Snare-type animal traps are well known in the prior art. Examples of such traps used as leg snares can be found in U.S. Pat. No. 3,060,623 to Aldrich, U.S. Pat. No. 4,286,404 to Novak, et al., and Canadian Patent No. 1,108,853 to Novak. These leg snare animal traps are characterized by a spring-biased spring arm which pivots upwardly when the trap is sprung to tighten a cable noose around the leg of the trapped animal. The cable is anchored at one end and has the noose at the other end. An intermediate portion of the cable is slidably guided at the distal end of the spring arm so that the noose can be tightened by the sprung spring arm. The cable must be readily removable from the guide by the resisting forces of the trapped animal so that the trap mechanism becomes free of the cable and is less likely to be damaged by the animal.
It is important in such leg snare traps that the spring arm be able to very quickly tighten the cable noose about the animal's leg when the trap is sprung in order to assure that the animal cannot escape. This requires that the spring arm move quickly through as large an angle as possible while pulling the loosely held cable in slidable engagement in the cable guide. It also requires that the cable noose rise vertically very quickly with the spring arm so that the cable does not fall out of the guide member. Moreover, it is important that the snare trap mechanism be sufficiently sturdy so that a trapped animal cannot permanently damage the mechanism even after it has been disengaged from the cable.

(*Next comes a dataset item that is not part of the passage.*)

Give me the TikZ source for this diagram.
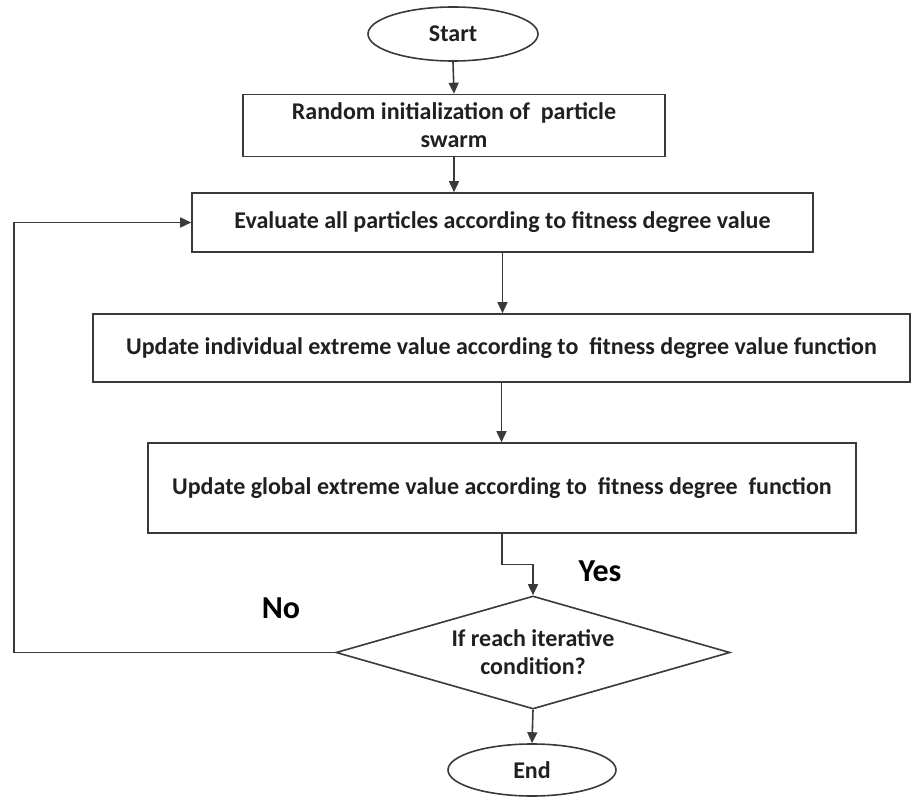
\documentclass[tikz,border=0pt]{standalone}
\usepackage{fontspec}
\setmainfont{Carlito}
\usetikzlibrary{shapes.geometric,arrows.meta,calc}
\definecolor{linegray}{HTML}{3A3A3A}
\definecolor{txt}{HTML}{202020}
\tikzset{
  boxtext/.style={font=\bfseries\fontsize{24}{28}\selectfont, text=txt, align=center, inner sep=0pt},
  procbox/.style={boxtext, draw=linegray, line width=1.6pt, rectangle},
  termnode/.style={boxtext, draw=linegray, line width=1.6pt, ellipse},
  decnode/.style={boxtext, draw=linegray, line width=1.6pt, diamond, aspect=3.5},
  arr/.style={draw=linegray, line width=1.6pt, -{Triangle[length=11pt,width=10pt]}},
  lbl/.style={font=\bfseries\fontsize{32}{36}\selectfont, text=black, inner sep=0pt}
}
\begin{document}
\begin{tikzpicture}[x=1pt,y=-1pt]
\useasboundingbox[fill=white] (0,0) rectangle (914,799);
\node[termnode, minimum width=170pt, minimum height=54pt] (start) at (453,34) {Start};
\node[procbox, minimum width=422pt, minimum height=62pt] (b1) at (454,125.5) {Random initialization of~ particle\\swarm};
\node[procbox, minimum width=621pt, minimum height=59pt] (b2) at (502.5,222.5) {Evaluate all particles according to fitness degree value};
\node[procbox, minimum width=817pt, minimum height=68pt] (b3) at (501.5,348) {Update individual extreme value according to~ fitness degree value function};
\node[procbox, minimum width=708pt, minimum height=90pt] (b4) at (502,488) {Update global extreme value according to~ fitness degree~ function};
\node[decnode, minimum width=394pt, minimum height=113pt] (dia) at (533,652.5) {If reach iterative\\condition?};
\node[termnode, minimum width=168pt, minimum height=52pt] (end) at (532,770) {End};
\node[lbl] (yes) at (600,571) {Yes};
\node[lbl] (no) at (281,608) {No};
\coordinate (loopx) at (14,0);
\draw[arr] (start.south) -- (b1.north);
\draw[arr] (b1.south) -- (b1.south |- b2.north);
\draw[arr] (b2.south) -- (b2.south |- b3.north);
\draw[arr] (b3.south) -- (b3.south |- b4.north);
\draw[arr] (b4.south) |- ($(b4.south)!0.5!(dia.north)$) -| (dia.north);
\draw[arr] (dia.south) -- (end.north);
\draw[arr] (dia.west) -- (dia.west -| loopx) |- (b2.west);
\end{tikzpicture}
\end{document}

The trap disclosed in the Aldrich patent is fabricated from a plurality of steel rods which can be bent and distorted to preclude re-use. Moreover, Aldrich employs a U-shaped cable guide at the distal end of the spring arm which can result in inadvertent disengagement of the cable prior to or during the springing action of the trap. Specifically, the open end of the U-shaped guide member faces to the side, relative to the vertical spring arm pivot plane, so that the cable can readily be dis-lodged from the open side of the guide member.
The Novak, et al. U.S. patent and the Novak Canadian patent provide a more durable and damageresistant structure by providing a base on top of which a coiled torsion spring is mounted. The spring arm is pivotable by the spring and is rotatable relative to the base plate. In order to achieve a spring arm rotation sufficient to reliably and quickly tighten the cable noose, the Novak and Novak, et al. devices require a spring having in excess of ten (10) turns. In addition, the guide member forms at the distal end of the spring arm is in the form of a saddle with short upwardly-extending sides over which the cable can readily be pulled, resulting in undesirable disengagement of the cable from the trap mechanism.
Neck snare traps are similar in many respects to leg snare traps but are intended to quickly tighten about the neck, rather than the leg, of the trapped animal. In this respect, the noose of the neck snare is placed in a path or trail normally traveled by animals to be trapped such that a moving animal's head can enter and pull on the noose so as to actuate the trap. It is very important in a neck snare that the spring arm move quickly through as large an angle as possible while pulling the noose tightly around the neck of the trapped animal. More specifically, the neck snare is intended to kill the trapped animal and, therefore, the noose should tighten substantially instantly in order to assure a rapid and humane death. Examples of prior art neck snare traps may be found in U.S. Pat. Nos. 1,647,578 (Penn) and 3,958,360 (King).
The neck snare disclosed in the Penn patent relies on the resilience of a support pole, which is bent or flexed when the trap is set, in order to pull the noose about the animal's neck. In practice, the time required for the noose to tighten is much too long to be considered humane.
The snare disclosed in the King patent employs a spring-loaded pivotable bar or rod which pivots and pulls on the noose when the trap is sprung. The noose is tightened more quickly than is the case in the Penn device; however, it still does not effect the desired rapid and humane death.